Task objective: Make an exact copy of all the material below, apart from the pictures.

Raw data:
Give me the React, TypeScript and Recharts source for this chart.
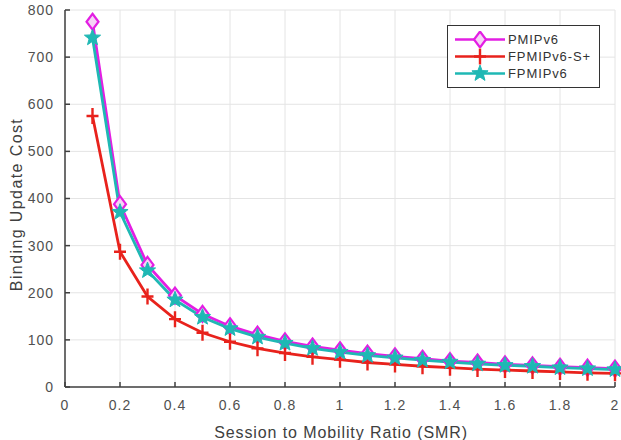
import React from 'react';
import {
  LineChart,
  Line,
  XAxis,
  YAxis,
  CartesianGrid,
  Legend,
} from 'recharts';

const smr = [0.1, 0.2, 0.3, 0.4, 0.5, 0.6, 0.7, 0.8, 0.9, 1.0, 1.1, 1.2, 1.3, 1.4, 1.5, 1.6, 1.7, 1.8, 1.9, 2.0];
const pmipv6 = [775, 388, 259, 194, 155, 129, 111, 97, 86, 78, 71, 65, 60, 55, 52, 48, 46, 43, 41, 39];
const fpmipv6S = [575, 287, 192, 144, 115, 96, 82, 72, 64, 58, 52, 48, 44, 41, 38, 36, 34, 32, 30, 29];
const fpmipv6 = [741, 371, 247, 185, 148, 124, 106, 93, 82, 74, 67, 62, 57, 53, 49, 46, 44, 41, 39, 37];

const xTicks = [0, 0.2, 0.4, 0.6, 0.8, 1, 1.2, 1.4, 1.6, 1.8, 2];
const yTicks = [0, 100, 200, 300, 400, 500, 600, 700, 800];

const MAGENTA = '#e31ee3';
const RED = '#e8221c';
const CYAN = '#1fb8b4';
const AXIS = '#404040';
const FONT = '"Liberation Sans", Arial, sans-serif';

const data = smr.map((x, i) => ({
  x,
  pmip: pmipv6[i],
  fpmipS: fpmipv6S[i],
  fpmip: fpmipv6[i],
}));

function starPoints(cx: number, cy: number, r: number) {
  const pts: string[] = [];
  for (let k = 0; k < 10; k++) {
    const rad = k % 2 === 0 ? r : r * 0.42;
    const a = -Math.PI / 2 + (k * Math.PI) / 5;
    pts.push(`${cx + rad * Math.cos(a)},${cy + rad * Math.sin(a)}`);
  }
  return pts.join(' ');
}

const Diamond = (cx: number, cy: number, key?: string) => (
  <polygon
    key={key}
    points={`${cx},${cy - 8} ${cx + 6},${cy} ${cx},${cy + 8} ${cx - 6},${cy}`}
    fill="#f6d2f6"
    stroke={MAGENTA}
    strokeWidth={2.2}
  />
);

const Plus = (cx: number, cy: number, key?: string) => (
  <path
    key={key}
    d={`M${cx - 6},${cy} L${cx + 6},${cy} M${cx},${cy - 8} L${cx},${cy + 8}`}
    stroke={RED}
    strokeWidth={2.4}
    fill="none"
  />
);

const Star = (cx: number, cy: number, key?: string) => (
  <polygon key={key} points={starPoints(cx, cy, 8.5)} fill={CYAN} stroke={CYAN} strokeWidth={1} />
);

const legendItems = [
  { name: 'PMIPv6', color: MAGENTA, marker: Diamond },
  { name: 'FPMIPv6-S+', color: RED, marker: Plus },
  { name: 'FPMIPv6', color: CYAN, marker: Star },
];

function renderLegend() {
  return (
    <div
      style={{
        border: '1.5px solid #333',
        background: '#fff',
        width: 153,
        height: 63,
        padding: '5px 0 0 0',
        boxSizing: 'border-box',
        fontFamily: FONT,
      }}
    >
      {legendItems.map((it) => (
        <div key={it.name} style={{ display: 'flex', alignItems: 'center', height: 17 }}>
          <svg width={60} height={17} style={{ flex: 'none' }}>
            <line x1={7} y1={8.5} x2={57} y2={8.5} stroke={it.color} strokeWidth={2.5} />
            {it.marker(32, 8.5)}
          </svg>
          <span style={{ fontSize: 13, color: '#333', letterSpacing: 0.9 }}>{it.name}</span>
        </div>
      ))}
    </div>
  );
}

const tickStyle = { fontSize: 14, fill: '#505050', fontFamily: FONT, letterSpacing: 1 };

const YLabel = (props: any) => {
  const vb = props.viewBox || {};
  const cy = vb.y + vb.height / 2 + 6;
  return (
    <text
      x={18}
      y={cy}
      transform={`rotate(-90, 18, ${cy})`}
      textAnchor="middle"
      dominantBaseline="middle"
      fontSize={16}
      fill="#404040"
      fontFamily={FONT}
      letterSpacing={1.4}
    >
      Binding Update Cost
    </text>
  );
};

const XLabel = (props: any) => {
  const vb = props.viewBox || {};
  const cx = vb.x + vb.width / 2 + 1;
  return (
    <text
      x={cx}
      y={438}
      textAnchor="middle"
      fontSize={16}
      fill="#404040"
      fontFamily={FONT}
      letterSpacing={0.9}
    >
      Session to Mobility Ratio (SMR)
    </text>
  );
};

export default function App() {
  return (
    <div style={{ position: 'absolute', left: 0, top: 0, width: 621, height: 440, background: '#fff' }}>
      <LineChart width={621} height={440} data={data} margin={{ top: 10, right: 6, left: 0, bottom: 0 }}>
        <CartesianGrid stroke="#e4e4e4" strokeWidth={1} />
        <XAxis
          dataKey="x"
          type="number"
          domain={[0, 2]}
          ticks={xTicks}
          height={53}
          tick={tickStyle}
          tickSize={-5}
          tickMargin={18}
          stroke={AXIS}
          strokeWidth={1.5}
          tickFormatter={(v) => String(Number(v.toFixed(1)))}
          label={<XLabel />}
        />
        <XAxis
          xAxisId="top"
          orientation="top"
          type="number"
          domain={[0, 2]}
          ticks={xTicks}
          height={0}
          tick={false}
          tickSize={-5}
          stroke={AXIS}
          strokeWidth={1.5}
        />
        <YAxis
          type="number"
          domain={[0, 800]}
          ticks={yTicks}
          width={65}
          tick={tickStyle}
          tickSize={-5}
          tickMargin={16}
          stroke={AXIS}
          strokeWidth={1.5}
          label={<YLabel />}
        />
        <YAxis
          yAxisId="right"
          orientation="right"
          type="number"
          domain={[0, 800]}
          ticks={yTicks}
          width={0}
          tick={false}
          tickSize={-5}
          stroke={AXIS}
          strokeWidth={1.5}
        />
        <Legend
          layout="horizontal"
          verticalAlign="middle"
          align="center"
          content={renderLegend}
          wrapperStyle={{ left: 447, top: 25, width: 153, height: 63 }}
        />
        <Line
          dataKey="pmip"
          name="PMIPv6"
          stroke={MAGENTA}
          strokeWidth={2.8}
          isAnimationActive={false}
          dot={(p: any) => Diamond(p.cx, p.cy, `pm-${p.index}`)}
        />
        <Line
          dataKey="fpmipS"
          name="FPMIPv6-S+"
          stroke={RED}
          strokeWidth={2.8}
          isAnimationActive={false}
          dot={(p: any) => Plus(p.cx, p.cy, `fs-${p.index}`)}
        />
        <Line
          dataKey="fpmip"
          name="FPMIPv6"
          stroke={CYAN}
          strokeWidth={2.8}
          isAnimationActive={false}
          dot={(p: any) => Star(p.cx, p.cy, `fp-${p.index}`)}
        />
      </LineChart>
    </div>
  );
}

Answer:
Give me the React, TypeScript and Recharts source for this chart.
import React from 'react';
import {
  LineChart,
  Line,
  XAxis,
  YAxis,
  CartesianGrid,
  Legend,
} from 'recharts';

const smr = [0.1, 0.2, 0.3, 0.4, 0.5, 0.6, 0.7, 0.8, 0.9, 1.0, 1.1, 1.2, 1.3, 1.4, 1.5, 1.6, 1.7, 1.8, 1.9, 2.0];
const pmipv6 = [775, 388, 259, 194, 155, 129, 111, 97, 86, 78, 71, 65, 60, 55, 52, 48, 46, 43, 41, 39];
const fpmipv6S = [575, 287, 192, 144, 115, 96, 82, 72, 64, 58, 52, 48, 44, 41, 38, 36, 34, 32, 30, 29];
const fpmipv6 = [741, 371, 247, 185, 148, 124, 106, 93, 82, 74, 67, 62, 57, 53, 49, 46, 44, 41, 39, 37];

const xTicks = [0, 0.2, 0.4, 0.6, 0.8, 1, 1.2, 1.4, 1.6, 1.8, 2];
const yTicks = [0, 100, 200, 300, 400, 500, 600, 700, 800];

const MAGENTA = '#e31ee3';
const RED = '#e8221c';
const CYAN = '#1fb8b4';
const AXIS = '#404040';
const FONT = '"Liberation Sans", Arial, sans-serif';

const data = smr.map((x, i) => ({
  x,
  pmip: pmipv6[i],
  fpmipS: fpmipv6S[i],
  fpmip: fpmipv6[i],
}));

function starPoints(cx: number, cy: number, r: number) {
  const pts: string[] = [];
  for (let k = 0; k < 10; k++) {
    const rad = k % 2 === 0 ? r : r * 0.42;
    const a = -Math.PI / 2 + (k * Math.PI) / 5;
    pts.push(`${cx + rad * Math.cos(a)},${cy + rad * Math.sin(a)}`);
  }
  return pts.join(' ');
}

const Diamond = (cx: number, cy: number, key?: string) => (
  <polygon
    key={key}
    points={`${cx},${cy - 8} ${cx + 6},${cy} ${cx},${cy + 8} ${cx - 6},${cy}`}
    fill="#f6d2f6"
    stroke={MAGENTA}
    strokeWidth={2.2}
  />
);

const Plus = (cx: number, cy: number, key?: string) => (
  <path
    key={key}
    d={`M${cx - 6},${cy} L${cx + 6},${cy} M${cx},${cy - 8} L${cx},${cy + 8}`}
    stroke={RED}
    strokeWidth={2.4}
    fill="none"
  />
);

const Star = (cx: number, cy: number, key?: string) => (
  <polygon key={key} points={starPoints(cx, cy, 8.5)} fill={CYAN} stroke={CYAN} strokeWidth={1} />
);

const legendItems = [
  { name: 'PMIPv6', color: MAGENTA, marker: Diamond },
  { name: 'FPMIPv6-S+', color: RED, marker: Plus },
  { name: 'FPMIPv6', color: CYAN, marker: Star },
];

function renderLegend() {
  return (
    <div
      style={{
        border: '1.5px solid #333',
        background: '#fff',
        width: 153,
        height: 63,
        padding: '5px 0 0 0',
        boxSizing: 'border-box',
        fontFamily: FONT,
      }}
    >
      {legendItems.map((it) => (
        <div key={it.name} style={{ display: 'flex', alignItems: 'center', height: 17 }}>
          <svg width={60} height={17} style={{ flex: 'none' }}>
            <line x1={7} y1={8.5} x2={57} y2={8.5} stroke={it.color} strokeWidth={2.5} />
            {it.marker(32, 8.5)}
          </svg>
          <span style={{ fontSize: 13, color: '#333', letterSpacing: 0.9 }}>{it.name}</span>
        </div>
      ))}
    </div>
  );
}

const tickStyle = { fontSize: 14, fill: '#505050', fontFamily: FONT, letterSpacing: 1 };

const YLabel = (props: any) => {
  const vb = props.viewBox || {};
  const cy = vb.y + vb.height / 2 + 6;
  return (
    <text
      x={18}
      y={cy}
      transform={`rotate(-90, 18, ${cy})`}
      textAnchor="middle"
      dominantBaseline="middle"
      fontSize={16}
      fill="#404040"
      fontFamily={FONT}
      letterSpacing={1.4}
    >
      Binding Update Cost
    </text>
  );
};

const XLabel = (props: any) => {
  const vb = props.viewBox || {};
  const cx = vb.x + vb.width / 2 + 1;
  return (
    <text
      x={cx}
      y={438}
      textAnchor="middle"
      fontSize={16}
      fill="#404040"
      fontFamily={FONT}
      letterSpacing={0.9}
    >
      Session to Mobility Ratio (SMR)
    </text>
  );
};

export default function App() {
  return (
    <div style={{ position: 'absolute', left: 0, top: 0, width: 621, height: 440, background: '#fff' }}>
      <LineChart width={621} height={440} data={data} margin={{ top: 10, right: 6, left: 0, bottom: 0 }}>
        <CartesianGrid stroke="#e4e4e4" strokeWidth={1} />
        <XAxis
          dataKey="x"
          type="number"
          domain={[0, 2]}
          ticks={xTicks}
          height={53}
          tick={tickStyle}
          tickSize={-5}
          tickMargin={18}
          stroke={AXIS}
          strokeWidth={1.5}
          tickFormatter={(v) => String(Number(v.toFixed(1)))}
          label={<XLabel />}
        />
        <XAxis
          xAxisId="top"
          orientation="top"
          type="number"
          domain={[0, 2]}
          ticks={xTicks}
          height={0}
          tick={false}
          tickSize={-5}
          stroke={AXIS}
          strokeWidth={1.5}
        />
        <YAxis
          type="number"
          domain={[0, 800]}
          ticks={yTicks}
          width={65}
          tick={tickStyle}
          tickSize={-5}
          tickMargin={16}
          stroke={AXIS}
          strokeWidth={1.5}
          label={<YLabel />}
        />
        <YAxis
          yAxisId="right"
          orientation="right"
          type="number"
          domain={[0, 800]}
          ticks={yTicks}
          width={0}
          tick={false}
          tickSize={-5}
          stroke={AXIS}
          strokeWidth={1.5}
        />
        <Legend
          layout="horizontal"
          verticalAlign="middle"
          align="center"
          content={renderLegend}
          wrapperStyle={{ left: 447, top: 25, width: 153, height: 63 }}
        />
        <Line
          dataKey="pmip"
          name="PMIPv6"
          stroke={MAGENTA}
          strokeWidth={2.8}
          isAnimationActive={false}
          dot={(p: any) => Diamond(p.cx, p.cy, `pm-${p.index}`)}
        />
        <Line
          dataKey="fpmipS"
          name="FPMIPv6-S+"
          stroke={RED}
          strokeWidth={2.8}
          isAnimationActive={false}
          dot={(p: any) => Plus(p.cx, p.cy, `fs-${p.index}`)}
        />
        <Line
          dataKey="fpmip"
          name="FPMIPv6"
          stroke={CYAN}
          strokeWidth={2.8}
          isAnimationActive={false}
          dot={(p: any) => Star(p.cx, p.cy, `fp-${p.index}`)}
        />
      </LineChart>
    </div>
  );
}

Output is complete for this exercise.